** start Recorded information **

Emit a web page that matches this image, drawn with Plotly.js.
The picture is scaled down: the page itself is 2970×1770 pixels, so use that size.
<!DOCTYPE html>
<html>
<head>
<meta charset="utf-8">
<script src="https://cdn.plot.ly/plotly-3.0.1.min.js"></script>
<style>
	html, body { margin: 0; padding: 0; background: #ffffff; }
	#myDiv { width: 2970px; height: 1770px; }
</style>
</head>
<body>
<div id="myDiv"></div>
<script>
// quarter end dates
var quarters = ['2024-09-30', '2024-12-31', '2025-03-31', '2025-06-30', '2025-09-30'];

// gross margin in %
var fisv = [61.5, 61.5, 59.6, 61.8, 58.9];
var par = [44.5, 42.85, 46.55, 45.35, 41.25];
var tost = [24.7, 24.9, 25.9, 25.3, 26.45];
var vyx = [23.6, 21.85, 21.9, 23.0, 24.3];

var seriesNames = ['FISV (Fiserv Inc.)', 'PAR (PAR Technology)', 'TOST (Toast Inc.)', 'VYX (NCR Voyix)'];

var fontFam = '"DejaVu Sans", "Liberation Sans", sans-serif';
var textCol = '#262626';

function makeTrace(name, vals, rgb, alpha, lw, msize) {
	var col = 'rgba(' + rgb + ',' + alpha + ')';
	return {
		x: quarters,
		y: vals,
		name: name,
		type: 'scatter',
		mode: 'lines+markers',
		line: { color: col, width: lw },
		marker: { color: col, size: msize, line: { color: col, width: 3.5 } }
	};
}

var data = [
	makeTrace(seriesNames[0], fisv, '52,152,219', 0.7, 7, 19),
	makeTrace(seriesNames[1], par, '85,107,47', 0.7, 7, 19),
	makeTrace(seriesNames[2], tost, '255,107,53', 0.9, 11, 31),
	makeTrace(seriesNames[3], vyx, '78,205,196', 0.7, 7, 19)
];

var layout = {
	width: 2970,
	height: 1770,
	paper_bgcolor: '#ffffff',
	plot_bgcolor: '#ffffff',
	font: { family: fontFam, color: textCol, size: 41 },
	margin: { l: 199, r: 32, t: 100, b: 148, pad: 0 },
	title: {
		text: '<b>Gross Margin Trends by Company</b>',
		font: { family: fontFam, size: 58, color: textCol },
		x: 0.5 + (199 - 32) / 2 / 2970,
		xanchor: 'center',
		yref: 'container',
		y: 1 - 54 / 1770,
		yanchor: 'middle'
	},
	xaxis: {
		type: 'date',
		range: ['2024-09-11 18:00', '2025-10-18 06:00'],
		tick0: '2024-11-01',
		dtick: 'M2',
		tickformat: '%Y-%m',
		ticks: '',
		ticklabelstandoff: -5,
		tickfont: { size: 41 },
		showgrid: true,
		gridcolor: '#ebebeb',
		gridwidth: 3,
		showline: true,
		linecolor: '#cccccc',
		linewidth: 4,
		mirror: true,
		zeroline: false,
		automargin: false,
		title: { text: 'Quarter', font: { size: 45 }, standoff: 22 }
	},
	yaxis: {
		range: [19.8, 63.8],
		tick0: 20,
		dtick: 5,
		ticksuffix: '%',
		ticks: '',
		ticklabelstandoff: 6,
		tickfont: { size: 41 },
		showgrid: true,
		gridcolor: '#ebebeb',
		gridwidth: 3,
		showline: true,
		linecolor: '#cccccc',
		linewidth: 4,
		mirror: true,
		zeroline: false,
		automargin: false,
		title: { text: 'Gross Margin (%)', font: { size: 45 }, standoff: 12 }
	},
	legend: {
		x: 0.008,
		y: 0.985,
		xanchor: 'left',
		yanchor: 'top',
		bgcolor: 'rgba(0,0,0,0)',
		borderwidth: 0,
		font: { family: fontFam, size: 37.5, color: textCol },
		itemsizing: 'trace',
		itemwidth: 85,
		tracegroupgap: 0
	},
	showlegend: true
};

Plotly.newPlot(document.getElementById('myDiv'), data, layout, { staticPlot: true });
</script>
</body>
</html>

** end Recorded information **

**Work instructions:** On how many lines does the word "that" appear? Answer with only the number.

**Task response:** 2